The incompatibilities might happen when switching version of firmware or even when using the same version with a slightly different configuration.

Another thing that can potentially cause trouble is CBFS layout. When bootblock is part of CBFS, it doesn't necessarily have a fixed address, moreover it can change location as well if it depends on file size (when bootblock's last byte must be the last byte of the image, which is the case on x86). If newer bootblock is smaller such that an old WP range now covers bootblock and some other file, this file won't be fully updated due to write-protection, potentially resulting in a corrupt image. Luckily, when bootblock is the last file it's normally preceded by a significant amount of empty space, which won't let this situation to occur.

On top of that, last 4 bytes of the image contain offset to the master header of CBFS. Depending on the coreboot version this offset might be crucial for the loading of romstage, in which case moving CBFS within the image without updating the offset (when it's locked by WP) can also prevent the system from booting.

Recovering from a broken state

Since broken flash won't let the system to boot, the way to fix it is to flash the chip externally by connecting it to a different device. A possible alternative could be to have a backup flash created beforehand and swapping it for the broken one (not very applicable if swapping doesn't require soldering). There are also some mainboards with dual flash chips one of which acts as a backup that can be restored by holding power on button long enough.

Flashing whole firmware image

The function of the hardware protection mechanism (W# or W/ pin of flash chips) is to lock state of software protection thus preventing it from being disabled. After the chip is physically unlocked by changing the state of the pin, the state of the write protection doesn't change. However, in this state the protection can be easily turned off programmatically, which is what flashrom tries to do before performing an operation on a chip.
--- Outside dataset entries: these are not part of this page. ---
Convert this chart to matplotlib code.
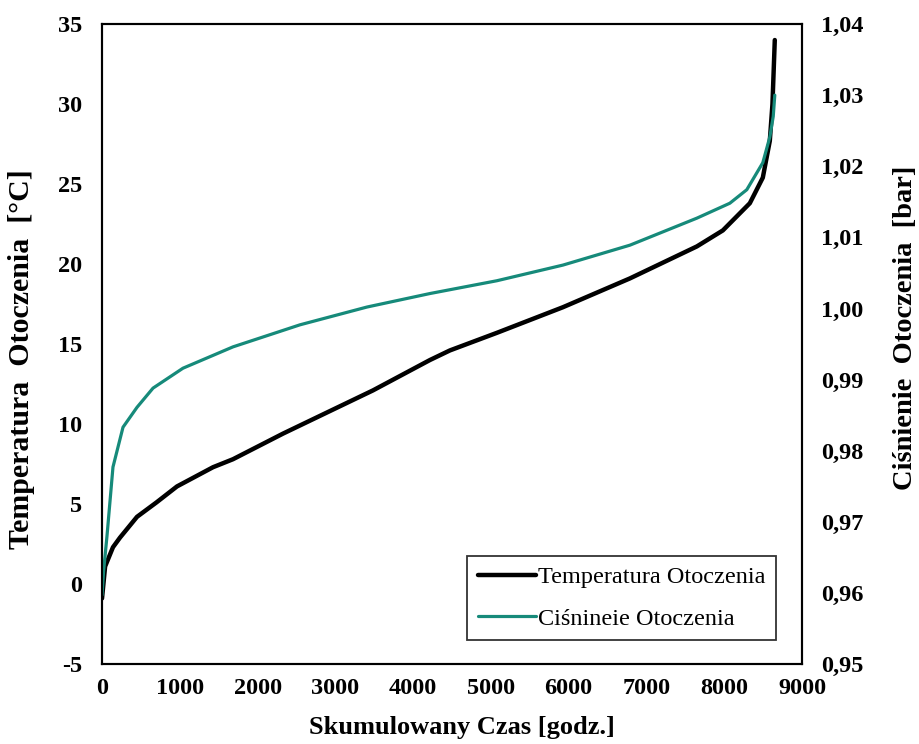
import numpy as np
import matplotlib.pyplot as plt
from matplotlib.ticker import FuncFormatter

# cumulative hours, ambient temperature [C]
czas_t = [0, 40, 141, 231, 450, 700, 964, 1427, 1684, 2327, 2969, 3483, 4216, 4473,
          5077, 5926, 6787, 7648, 7982, 8329, 8496, 8586, 8620, 8650]
temp = [-0.9, 1.1, 2.3, 2.9, 4.2, 5.1, 6.1, 7.3, 7.8, 9.4, 10.9, 12.1, 14.0, 14.6,
        15.7, 17.3, 19.1, 21.1, 22.1, 23.8, 25.4, 27.7, 30.0, 34.0]

# cumulative hours, ambient pressure [bar]
czas_p = [0, 20, 64, 141, 270, 450, 656, 1041, 1684, 2545, 3406, 4216, 5077,
          5926, 6787, 7648, 8072, 8290, 8496, 8586, 8630, 8650]
cisn = [0.9597, 0.9630, 0.9680, 0.9777, 0.9833, 0.9861, 0.9888, 0.9916, 0.9946,
        0.9977, 1.0002, 1.0021, 1.0039, 1.0061, 1.0089, 1.0127, 1.0148, 1.0167,
        1.0205, 1.0241, 1.0270, 1.0300]

plt.rcParams['font.family'] = ['Liberation Serif', 'DejaVu Serif']
plt.rcParams['axes.unicode_minus'] = False

fig = plt.figure(figsize=(9.19, 7.44), dpi=100)
ax = fig.add_axes([0.111, 0.1075, 0.7617, 0.8602])
ax2 = ax.twinx()

l1, = ax.plot(czas_t, temp, color='black', lw=3.2, solid_capstyle='round',
              solid_joinstyle='round', label='Temperatura Otoczenia', zorder=3)
l2, = ax2.plot(czas_p, cisn, color='#168a7a', lw=2.3, solid_capstyle='round',
               solid_joinstyle='round', label='Ciśnineie Otoczenia')

ax.set_xlim(0, 9000)
ax.set_ylim(-5, 35)
ax2.set_ylim(0.95, 1.04)
ax.set_xticks(np.arange(0, 9001, 1000))
ax.set_yticks(np.arange(-5, 36, 5))
ax2.set_yticks(np.arange(0.95, 1.0401, 0.01))
ax2.yaxis.set_major_formatter(FuncFormatter(lambda v, p: f'{v:.2f}'.replace('.', ',')))

for a in (ax, ax2):
    a.tick_params(length=0, labelsize=17.5)
    for lab in a.get_xticklabels() + a.get_yticklabels():
        lab.set_fontweight('bold')
    for s in a.spines.values():
        s.set_linewidth(1.5)
ax.tick_params(axis='x', pad=10)
ax.tick_params(axis='y', pad=14)
ax2.tick_params(axis='y', pad=14)

ax.set_xlabel('Skumulowany Czas [godz.]', fontsize=19, fontweight='bold')
ax.set_ylabel('Temperatura  Otoczenia  [°C]', fontsize=21.5, fontweight='bold')
ax2.set_ylabel('Ciśnienie  Otoczenia  [bar]', fontsize=20.5, fontweight='bold')
ax.xaxis.set_label_coords(0.514, -0.082)
ax.yaxis.set_label_coords(-0.096, 0.477)
ax2.yaxis.set_label_coords(1.13, 0.525)

leg = ax2.legend(handles=[l1, l2], loc='lower right',
                 bbox_to_anchor=(776 / 919, 1 - 640 / 744), bbox_transform=fig.transFigure,
                 borderaxespad=0, fontsize=17.5, frameon=True, fancybox=False,
                 edgecolor='black', handlelength=2.4, handletextpad=0.1,
                 borderpad=0.42, labelspacing=0.8)
leg.get_frame().set_linewidth(1.3)

fig.savefig('out.png', dpi=100)
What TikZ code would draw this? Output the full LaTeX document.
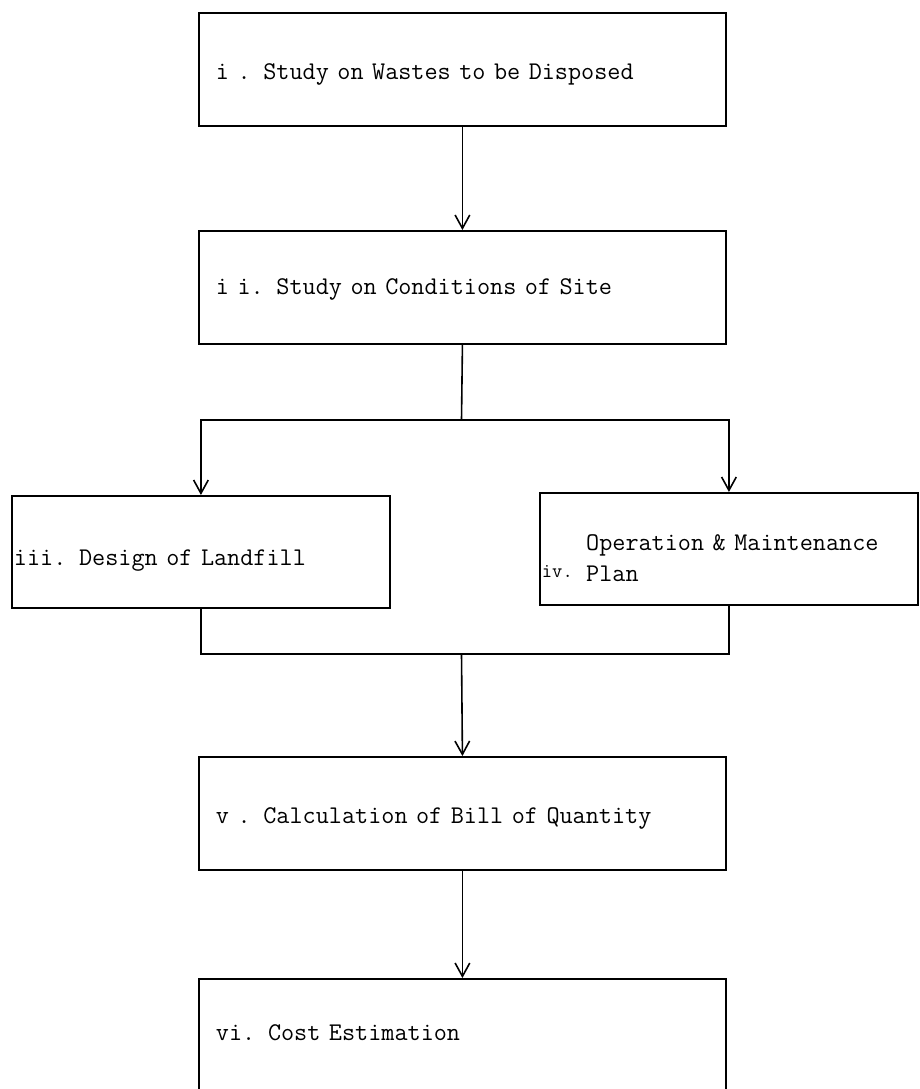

In other words, changing state of the WP pin might be enough to be able to flash the chip in full. If flashrom errors or you don't want to rely on the automatic behaviour, you can try to explicitly disable the protection by running flashrom like this:

flashrom --wp-disable

If you need to pass extra parameters to flash your chip (e.g., programmer or chip name), add them to the above command (order of such parameters shouldn't matter).

Mind that as of now (4 November 2022) flashrom uses different code for temporarily disabling protection automatically before an operation (the state is restored afterwards) and for handling --wp-disable. This means that effects on write protection can be different depending on which code changes it, which is why you should know about existence of both of these code paths.